La richiesta di pagamento del compenso in contanti
Pone in essere un comportamento deontologicamente rilevante l’avvocato che richieda il pagamento in contanti del proprio onorario ammontante a diverse migliaia di euro, costituendo tale modalità un’evidente istigazione ad un illecito fiscale ed al conseguimento di un ingiusto vantaggio economico, dando luogo ad un fenomeno di evasione, suscitando nel cliente (ed inevitabilmente, anche più ampiamente, nei terzi in genere) un’immagine negativa dell’Avvocatura, ponendo in essere comportamenti violativi non solo di norme di legge, ma anche di elementari doveri di solidarietà sociale quale è quello della contribuzione fiscale, ledendo quindi l’immagine ed il decoro dell’intera classe forense (Nella specie, il professionista aveva richiesto il pagamento del compenso, pari ad euro 40mila, in banconote di 500 Euro). (CNF n. 160/2012).

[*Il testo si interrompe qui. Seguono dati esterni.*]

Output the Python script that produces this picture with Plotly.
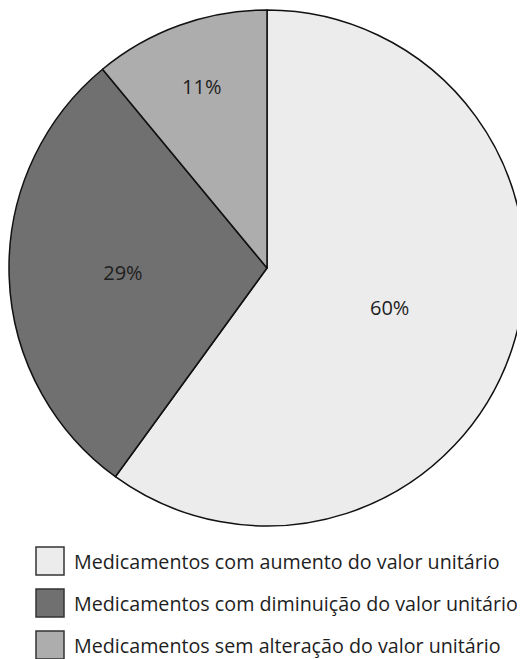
import plotly.graph_objects as go

categories = [
    "Medicamentos com aumento do valor unitário",
    "Medicamentos com diminuição do valor unitário",
    "Medicamentos sem alteração do valor unitário",
]
values = [60, 29, 11]
colors = ["#ececec", "#707070", "#adadad"]

# page has an 8px body margin, so the figure is sized to the visible area
W, H = 517, 651
FONT = "Open Sans"

fig = go.Figure()
fig.add_trace(go.Pie(
    labels=categories,
    values=values,
    sort=False,
    direction="clockwise",
    rotation=0,
    marker=dict(colors=colors, line=dict(color="#111111", width=1.5)),
    textinfo="percent",
    texttemplate="%{percent:.0%}",
    textposition="inside",
    insidetextorientation="horizontal",
    textfont=dict(family=FONT, size=20, color="#1e1e1e"),
    domain=dict(x=[1 / W, 1], y=[(H - 519) / H, (H - 1) / H]),
    showlegend=False,
    hoverinfo="label+percent",
))

# Custom legend (large squares, wide row spacing)
shapes = []
annotations = []
left, size, top0, step = 28, 28, 539, 42
for i, (lab, col) in enumerate(zip(categories, colors)):
    y0 = top0 + i * step
    shapes.append(dict(
        type="rect", xref="paper", yref="paper",
        x0=left / W, x1=(left + size) / W,
        y0=(H - y0 - size) / H, y1=(H - y0) / H,
        fillcolor=col, line=dict(color="#333333", width=1.5),
    ))
    annotations.append(dict(
        xref="paper", yref="paper", x=64 / W, y=(H - y0 - size / 2) / H,
        xanchor="left", yanchor="middle", text=lab, showarrow=False,
        font=dict(family=FONT, size=19.7, color="#1e1e1e"),
    ))

fig.update_layout(
    width=W, height=H,
    margin=dict(l=0, r=0, t=0, b=0),
    paper_bgcolor="white", plot_bgcolor="white",
    shapes=shapes, annotations=annotations,
)

fig.write_html("out.html")
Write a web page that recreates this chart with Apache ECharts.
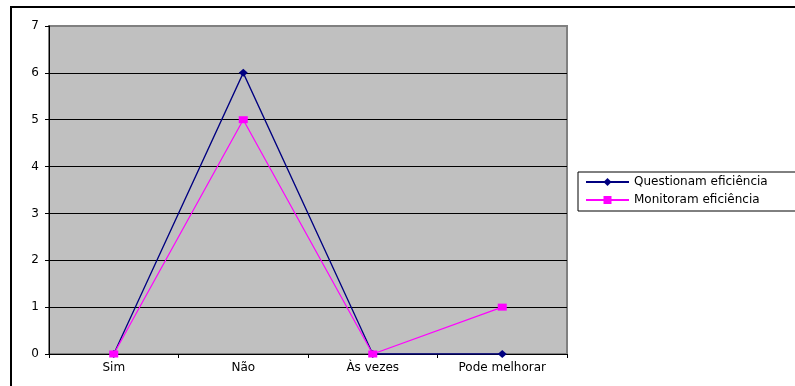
<!DOCTYPE html>
<html>
<head>
<meta charset="utf-8">
<script src="https://cdn.jsdelivr.net/npm/echarts@6/dist/echarts.min.js"></script>
<style>
  html, body { margin: 0; padding: 0; background: #fff; }
  #chart { width: 795px; height: 386px; }
</style>
</head>
<body>
<div id="chart"></div>
<script>
// Answers per category
const categories = ['Sim', 'Não', 'Às vezes', 'Pode melhorar'];
const questionam = [0, 6, 0, 0];
const monitoram = [0, 5, 0, 1];
const seriesNames = ['Questionam eficiência', 'Monitoram eficiência'];

const FONT = 'DejaVu Sans';
const chart = echarts.init(document.getElementById('chart'), null, { renderer: 'canvas' });

chart.setOption({
  animation: false,
  backgroundColor: '#ffffff',
  graphic: [{
    // outer frame of the chart area
    type: 'rect',
    shape: { x: 11, y: 7, width: 900, height: 500 },
    style: { fill: 'none', stroke: '#000', lineWidth: 2 },
    z: -10
  }],
  grid: {
    left: 49, top: 26, width: 518, height: 328,
    show: true,
    backgroundColor: '#C0C0C0',
    borderColor: '#808080',
    borderWidth: 2
  },
  legend: {
    orient: 'vertical',
    left: 578, top: 172,
    padding: [4, 80, 5, 7],
    itemWidth: 43, itemHeight: 10, itemGap: 6,
    borderColor: '#000', borderWidth: 1,
    backgroundColor: '#fff',
    textStyle: { fontFamily: FONT, fontSize: 12, color: '#000' },
    data: seriesNames
  },
  xAxis: {
    type: 'category',
    data: categories,
    boundaryGap: true,
    axisLine: { lineStyle: { color: '#000', width: 1 } },
    axisTick: { show: true, length: 4, lineStyle: { color: '#000' } },
    axisLabel: { margin: 8, fontFamily: FONT, fontSize: 12, color: '#000' },
    splitLine: { show: false }
  },
  yAxis: {
    type: 'value',
    min: 0, max: 7, interval: 1,
    axisLine: { show: true, lineStyle: { color: '#000', width: 1 } },
    axisTick: { show: true, length: 4, lineStyle: { color: '#000' } },
    axisLabel: { margin: 10, fontFamily: FONT, fontSize: 12, color: '#000' },
    splitLine: { show: true, showMaxLine: false, lineStyle: { color: '#000', width: 1 } }
  },
  series: [
    {
      name: seriesNames[0],
      type: 'line',
      data: questionam,
      symbol: 'diamond',
      symbolSize: [9, 8],
      color: '#000080',
      itemStyle: { color: '#000080' },
      lineStyle: { color: '#000080', width: 1.3 },
      z: 3
    },
    {
      name: seriesNames[1],
      type: 'line',
      data: monitoram,
      symbol: 'rect',
      symbolSize: [9, 7],
      color: '#FF00FF',
      itemStyle: { color: '#FF00FF' },
      lineStyle: { color: '#FF00FF', width: 1.2 },
      z: 4
    }
  ]
});
</script>
</body>
</html>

La richiesta di pagamento del compenso mediante assegni intestati a terzi
E’ contrario a dignità e decoro della professione forense che si induca, o anche solo si accetti, che i propri compensi vengano corrisposti -mediante intestazione dei relativi assegni- ad una persona terza, foss’anche la stessa propria convivente, con ciò mostrando di voler eludere gli obblighi di fatturazione e accreditando l’immagine di un avvocato intenzionato a praticare evasione fiscale (CNF n. 196/2012).

Anche l’importo corrisposto a titolo di palmario soggiace agli obblighi fiscali e di fatturazione
Il cd. “palmario” costituisce una componente aggiuntiva del compenso riconosciuta dal cliente all’avvocato in caso di esito favorevole della lite, a titolo di premio o di compenso straordinario per l’importanza e la difficoltà della prestazione professionale, e come tale è soggetto agli obblighi fiscali previsti dalla legge ed al relativo obbligo di fatturazione, la cui inosservanza integra illecito disciplinare per violazione degli artt. 16 e 29, comma 3, del codice deontologico forense (Cass. n. 16252/2023, CNF n. 255/2022).

Fedeltà fiscale dell’avvocato e potere ispettivo del COA
I COA hanno il potere di vigilanza e di controllo ai fini dell’accertamento della fedeltà fiscale dell’avvocato, ragion per cui la verifica della emissione e della tempestiva emissione della regolare fattura rientra nei poteri naturali dei Consigli dell’Ordine (Nella specie, l’incolpato aveva eccepito che tale potere ispettivo fosse rimesso invece all’Agenzia delle Entrate o alla GDF. In applicazione del principio di cui in massima, il CNF ha rigettato l’eccezione). (CNF n. 96/2013).

Violazione del dovere di adempimento fiscale: la mancata emissione di fatture a causa della (asserita) dimenticanza della segretaria
L’addebito a dimenticanza della segretaria della omessa fatturazione (artt. 16 e 29 cdf) non muta la valutazione disciplinarmente rilevante del comportamento dell’avvocato come lesivo del dovere di vigilanza e di diligenza, cui è tenuto l’esercente la professione legale su collaboratori e dipendenti del proprio studio (art. 7 cdf). (CNF n. 219/2024, CNF n. 212/2011).

Prescrizione dell’illecito

L’omessa fatturazione di compensi percepiti costituisce illecito deontologico permanente
L’avvocato ha l’obbligo, sanzionato dagli artt. 16 e 29 codice deontologico (già art. 15 cod. prev.), di emettere fattura tempestivamente e contestualmente alla riscossione dei compensi, restando irrilevante l’eventuale ritardo nell’adempimento in parola, non preso in considerazione dal codice deontologico. In particolare, la violazione di tale obbligo costituisce illecito permanente, sicché la decorrenza del termine prescrizionale ha inizio dalla data della cessazione della condotta omissiva (CNF n. 219/2024, Cass. n. 10085/2023).

La percezione di compensi sproporzionati costituisce illecito deontologico istantaneo
La percezione di compensi sproporzionati rispetto all’attività difensiva effettivamente espletata (art. 29 cdf) costituisce un illecito disciplinare di carattere istantaneo, per il quale il dies a quo del termine prescrizionale dell’azione disciplinare va individuato nel momento dell’avvenuto pagamento dei compensi spropositati (CNF n. 66/2022).